Country Risk is a crucial index for the Argentine economy, as it affects its access to financing, foreign investments, and the stability of its currency. But how is this indicator calculated? The American bank JP Morgan uses the EMBI (Emerging Markets Bond Index) to measure the difference between the interest rates of a country's bonds and the U.S. Treasury bonds. This differential, known as the spread, reflects the perceived risk of investing in that country.
A high Country Risk has various effects on the Argentine economy. On one hand, it increases financing costs for both the State and companies, forcing them to pay higher interest rates in the external market. Additionally, it discourages foreign investment, which impacts the arrival of crucial capital to boost growth and employment in the country. On the other hand, the perception of risk puts pressure on the Argentine peso, affecting its value and the Central Bank's reserves. Moreover, it complicates debt restructuring, increasing the costs of refinancing and bond issuances.

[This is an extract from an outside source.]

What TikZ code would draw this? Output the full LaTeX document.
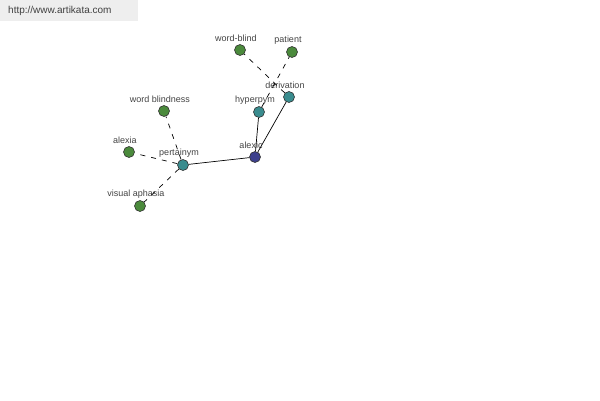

To reduce its Country Risk, Argentina could implement stable economic policies that generate confidence in international markets. It could also increase its foreign currency reserves to alleviate pressure on the exchange rate, reduce the fiscal deficit to show better management of its public finances, reform the debt system, and thus achieve a sustainable structure over time.

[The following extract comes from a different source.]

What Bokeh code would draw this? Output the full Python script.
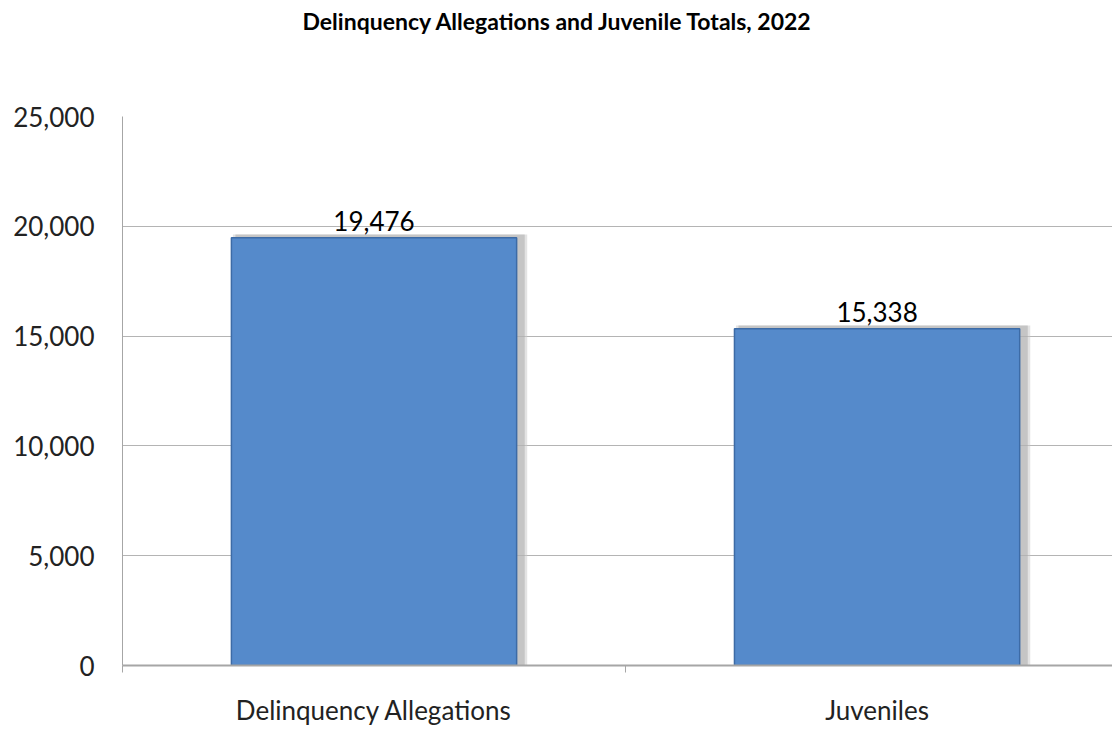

Reducing Country Risk would allow Argentina to improve its access to external financing and regain the confidence of the markets, crucial aspects for stabilizing the economy and promoting sustained development. In summary, this key financial indicator measures the likelihood of a country defaulting on its debt commitments in the international market, being a determining factor for the Argentine economy and its projection on the global stage.